__WHAT TO DO__
Output the material word for word. Leave each picture out.

__SUPPLIED INFORMATION__
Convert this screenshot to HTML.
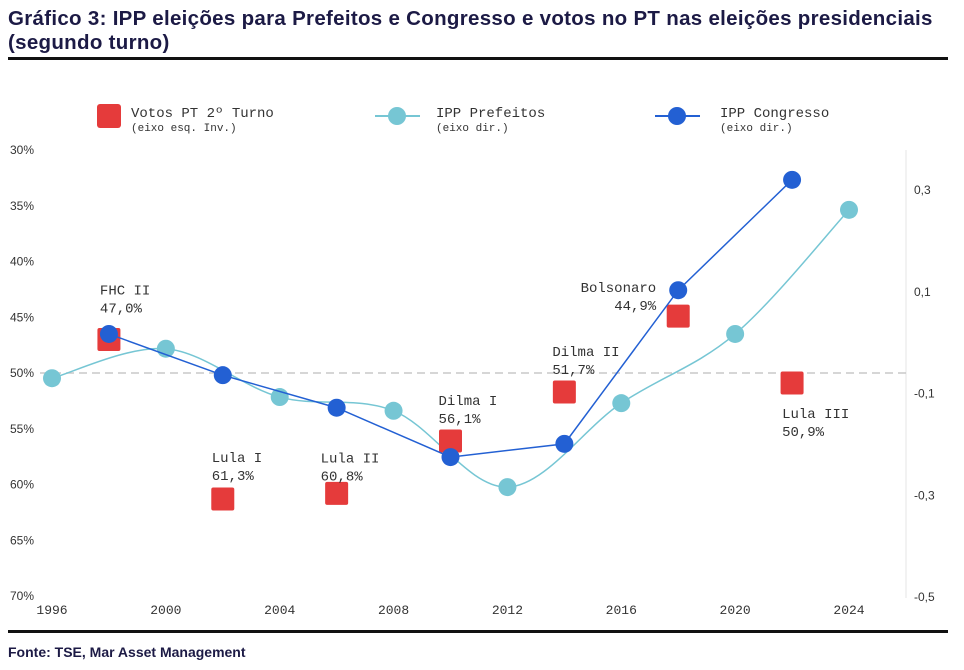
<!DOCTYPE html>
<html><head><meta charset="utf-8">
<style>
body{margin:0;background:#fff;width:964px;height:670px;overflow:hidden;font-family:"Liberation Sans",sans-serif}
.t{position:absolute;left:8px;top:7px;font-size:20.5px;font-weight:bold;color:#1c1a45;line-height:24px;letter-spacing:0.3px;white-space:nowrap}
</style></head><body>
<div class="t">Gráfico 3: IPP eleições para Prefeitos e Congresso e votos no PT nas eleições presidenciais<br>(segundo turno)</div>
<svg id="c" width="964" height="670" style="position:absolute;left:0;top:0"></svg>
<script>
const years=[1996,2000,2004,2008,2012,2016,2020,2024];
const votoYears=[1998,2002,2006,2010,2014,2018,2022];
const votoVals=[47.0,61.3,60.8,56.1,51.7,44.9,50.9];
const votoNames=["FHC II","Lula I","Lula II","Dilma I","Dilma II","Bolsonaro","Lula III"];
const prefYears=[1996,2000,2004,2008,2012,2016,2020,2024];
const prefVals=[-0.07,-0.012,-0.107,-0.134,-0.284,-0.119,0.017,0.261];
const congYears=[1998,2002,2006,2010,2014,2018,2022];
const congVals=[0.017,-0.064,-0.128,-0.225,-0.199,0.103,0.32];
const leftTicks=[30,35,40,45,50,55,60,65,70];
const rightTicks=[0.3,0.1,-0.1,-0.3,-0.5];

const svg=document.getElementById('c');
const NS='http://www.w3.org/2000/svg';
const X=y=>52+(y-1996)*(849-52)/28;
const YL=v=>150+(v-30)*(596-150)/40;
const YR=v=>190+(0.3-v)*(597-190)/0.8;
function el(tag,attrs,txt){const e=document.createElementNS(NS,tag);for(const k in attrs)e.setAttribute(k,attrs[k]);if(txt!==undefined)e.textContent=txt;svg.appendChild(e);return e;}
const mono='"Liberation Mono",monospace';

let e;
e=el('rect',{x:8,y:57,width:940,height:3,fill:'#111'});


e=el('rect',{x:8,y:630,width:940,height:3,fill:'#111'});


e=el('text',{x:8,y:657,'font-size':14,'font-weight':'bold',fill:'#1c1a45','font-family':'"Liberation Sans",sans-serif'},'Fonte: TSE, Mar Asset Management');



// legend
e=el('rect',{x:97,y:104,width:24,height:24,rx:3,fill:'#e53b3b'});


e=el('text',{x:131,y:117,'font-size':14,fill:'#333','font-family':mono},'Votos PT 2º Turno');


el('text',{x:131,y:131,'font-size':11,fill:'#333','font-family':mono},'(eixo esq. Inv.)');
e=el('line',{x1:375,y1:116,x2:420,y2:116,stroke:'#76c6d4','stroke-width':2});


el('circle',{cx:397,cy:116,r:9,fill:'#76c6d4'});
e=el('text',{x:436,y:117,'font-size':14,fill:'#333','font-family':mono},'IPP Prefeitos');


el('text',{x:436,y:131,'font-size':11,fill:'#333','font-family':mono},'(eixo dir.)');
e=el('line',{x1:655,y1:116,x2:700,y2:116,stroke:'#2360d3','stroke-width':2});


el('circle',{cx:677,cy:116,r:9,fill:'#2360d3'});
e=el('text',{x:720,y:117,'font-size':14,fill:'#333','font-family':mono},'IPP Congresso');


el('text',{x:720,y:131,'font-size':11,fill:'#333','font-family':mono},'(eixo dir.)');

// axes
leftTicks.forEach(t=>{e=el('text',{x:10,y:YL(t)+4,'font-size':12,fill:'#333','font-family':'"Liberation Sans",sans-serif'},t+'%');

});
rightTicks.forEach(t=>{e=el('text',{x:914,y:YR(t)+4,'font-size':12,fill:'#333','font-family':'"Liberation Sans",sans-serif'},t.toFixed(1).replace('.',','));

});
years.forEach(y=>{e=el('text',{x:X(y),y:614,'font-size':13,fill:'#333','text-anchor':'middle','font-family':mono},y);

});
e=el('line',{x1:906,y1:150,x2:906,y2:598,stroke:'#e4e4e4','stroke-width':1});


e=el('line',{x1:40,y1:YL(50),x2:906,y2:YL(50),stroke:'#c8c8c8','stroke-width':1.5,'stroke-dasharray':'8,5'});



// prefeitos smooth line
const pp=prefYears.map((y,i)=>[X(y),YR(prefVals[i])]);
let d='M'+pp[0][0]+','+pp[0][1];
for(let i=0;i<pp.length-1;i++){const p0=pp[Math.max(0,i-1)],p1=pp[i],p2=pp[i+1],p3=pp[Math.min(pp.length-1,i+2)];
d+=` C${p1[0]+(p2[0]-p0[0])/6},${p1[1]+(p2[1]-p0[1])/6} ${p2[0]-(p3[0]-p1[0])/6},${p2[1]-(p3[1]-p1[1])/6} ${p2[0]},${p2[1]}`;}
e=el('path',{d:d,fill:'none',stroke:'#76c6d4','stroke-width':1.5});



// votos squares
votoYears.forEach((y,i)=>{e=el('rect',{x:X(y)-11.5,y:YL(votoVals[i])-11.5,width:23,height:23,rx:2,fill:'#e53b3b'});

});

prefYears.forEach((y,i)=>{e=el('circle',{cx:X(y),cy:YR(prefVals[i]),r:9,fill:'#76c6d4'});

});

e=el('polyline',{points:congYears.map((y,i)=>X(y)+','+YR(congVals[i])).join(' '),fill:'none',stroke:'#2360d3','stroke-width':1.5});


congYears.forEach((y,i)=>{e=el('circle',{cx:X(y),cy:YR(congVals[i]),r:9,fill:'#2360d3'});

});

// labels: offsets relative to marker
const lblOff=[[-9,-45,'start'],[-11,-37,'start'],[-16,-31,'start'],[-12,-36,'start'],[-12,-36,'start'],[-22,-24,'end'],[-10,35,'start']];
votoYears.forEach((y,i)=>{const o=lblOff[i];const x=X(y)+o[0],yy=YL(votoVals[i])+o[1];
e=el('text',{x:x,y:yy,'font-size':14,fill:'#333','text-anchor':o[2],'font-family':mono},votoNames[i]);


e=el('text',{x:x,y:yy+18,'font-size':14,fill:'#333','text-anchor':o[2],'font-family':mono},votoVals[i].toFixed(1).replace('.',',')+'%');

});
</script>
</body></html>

__FINAL RESULT__
Convert this screenshot to HTML.
<!DOCTYPE html>
<html><head><meta charset="utf-8">
<style>
body{margin:0;background:#fff;width:964px;height:670px;overflow:hidden;font-family:"Liberation Sans",sans-serif}
.t{position:absolute;left:8px;top:7px;font-size:20.5px;font-weight:bold;color:#1c1a45;line-height:24px;letter-spacing:0.3px;white-space:nowrap}
</style></head><body>
<div class="t">Gráfico 3: IPP eleições para Prefeitos e Congresso e votos no PT nas eleições presidenciais<br>(segundo turno)</div>
<svg id="c" width="964" height="670" style="position:absolute;left:0;top:0"></svg>
<script>
const years=[1996,2000,2004,2008,2012,2016,2020,2024];
const votoYears=[1998,2002,2006,2010,2014,2018,2022];
const votoVals=[47.0,61.3,60.8,56.1,51.7,44.9,50.9];
const votoNames=["FHC II","Lula I","Lula II","Dilma I","Dilma II","Bolsonaro","Lula III"];
const prefYears=[1996,2000,2004,2008,2012,2016,2020,2024];
const prefVals=[-0.07,-0.012,-0.107,-0.134,-0.284,-0.119,0.017,0.261];
const congYears=[1998,2002,2006,2010,2014,2018,2022];
const congVals=[0.017,-0.064,-0.128,-0.225,-0.199,0.103,0.32];
const leftTicks=[30,35,40,45,50,55,60,65,70];
const rightTicks=[0.3,0.1,-0.1,-0.3,-0.5];

const svg=document.getElementById('c');
const NS='http://www.w3.org/2000/svg';
const X=y=>52+(y-1996)*(849-52)/28;
const YL=v=>150+(v-30)*(596-150)/40;
const YR=v=>190+(0.3-v)*(597-190)/0.8;
function el(tag,attrs,txt){const e=document.createElementNS(NS,tag);for(const k in attrs)e.setAttribute(k,attrs[k]);if(txt!==undefined)e.textContent=txt;svg.appendChild(e);return e;}
const mono='"Liberation Mono",monospace';

let e;
e=el('rect',{x:8,y:57,width:940,height:3,fill:'#111'});


e=el('rect',{x:8,y:630,width:940,height:3,fill:'#111'});


e=el('text',{x:8,y:657,'font-size':14,'font-weight':'bold',fill:'#1c1a45','font-family':'"Liberation Sans",sans-serif'},'Fonte: TSE, Mar Asset Management');



// legend
e=el('rect',{x:97,y:104,width:24,height:24,rx:3,fill:'#e53b3b'});


e=el('text',{x:131,y:117,'font-size':14,fill:'#333','font-family':mono},'Votos PT 2º Turno');


el('text',{x:131,y:131,'font-size':11,fill:'#333','font-family':mono},'(eixo esq. Inv.)');
e=el('line',{x1:375,y1:116,x2:420,y2:116,stroke:'#76c6d4','stroke-width':2});


el('circle',{cx:397,cy:116,r:9,fill:'#76c6d4'});
e=el('text',{x:436,y:117,'font-size':14,fill:'#333','font-family':mono},'IPP Prefeitos');


el('text',{x:436,y:131,'font-size':11,fill:'#333','font-family':mono},'(eixo dir.)');
e=el('line',{x1:655,y1:116,x2:700,y2:116,stroke:'#2360d3','stroke-width':2});


el('circle',{cx:677,cy:116,r:9,fill:'#2360d3'});
e=el('text',{x:720,y:117,'font-size':14,fill:'#333','font-family':mono},'IPP Congresso');


el('text',{x:720,y:131,'font-size':11,fill:'#333','font-family':mono},'(eixo dir.)');

// axes
leftTicks.forEach(t=>{e=el('text',{x:10,y:YL(t)+4,'font-size':12,fill:'#333','font-family':'"Liberation Sans",sans-serif'},t+'%');

});
rightTicks.forEach(t=>{e=el('text',{x:914,y:YR(t)+4,'font-size':12,fill:'#333','font-family':'"Liberation Sans",sans-serif'},t.toFixed(1).replace('.',','));

});
years.forEach(y=>{e=el('text',{x:X(y),y:614,'font-size':13,fill:'#333','text-anchor':'middle','font-family':mono},y);

});
e=el('line',{x1:906,y1:150,x2:906,y2:598,stroke:'#e4e4e4','stroke-width':1});


e=el('line',{x1:40,y1:YL(50),x2:906,y2:YL(50),stroke:'#c8c8c8','stroke-width':1.5,'stroke-dasharray':'8,5'});



// prefeitos smooth line
const pp=prefYears.map((y,i)=>[X(y),YR(prefVals[i])]);
let d='M'+pp[0][0]+','+pp[0][1];
for(let i=0;i<pp.length-1;i++){const p0=pp[Math.max(0,i-1)],p1=pp[i],p2=pp[i+1],p3=pp[Math.min(pp.length-1,i+2)];
d+=` C${p1[0]+(p2[0]-p0[0])/6},${p1[1]+(p2[1]-p0[1])/6} ${p2[0]-(p3[0]-p1[0])/6},${p2[1]-(p3[1]-p1[1])/6} ${p2[0]},${p2[1]}`;}
e=el('path',{d:d,fill:'none',stroke:'#76c6d4','stroke-width':1.5});



// votos squares
votoYears.forEach((y,i)=>{e=el('rect',{x:X(y)-11.5,y:YL(votoVals[i])-11.5,width:23,height:23,rx:2,fill:'#e53b3b'});

});

prefYears.forEach((y,i)=>{e=el('circle',{cx:X(y),cy:YR(prefVals[i]),r:9,fill:'#76c6d4'});

});

e=el('polyline',{points:congYears.map((y,i)=>X(y)+','+YR(congVals[i])).join(' '),fill:'none',stroke:'#2360d3','stroke-width':1.5});


congYears.forEach((y,i)=>{e=el('circle',{cx:X(y),cy:YR(congVals[i]),r:9,fill:'#2360d3'});

});

// labels: offsets relative to marker
const lblOff=[[-9,-45,'start'],[-11,-37,'start'],[-16,-31,'start'],[-12,-36,'start'],[-12,-36,'start'],[-22,-24,'end'],[-10,35,'start']];
votoYears.forEach((y,i)=>{const o=lblOff[i];const x=X(y)+o[0],yy=YL(votoVals[i])+o[1];
e=el('text',{x:x,y:yy,'font-size':14,fill:'#333','text-anchor':o[2],'font-family':mono},votoNames[i]);


e=el('text',{x:x,y:yy+18,'font-size':14,fill:'#333','text-anchor':o[2],'font-family':mono},votoVals[i].toFixed(1).replace('.',',')+'%');

});
</script>
</body></html>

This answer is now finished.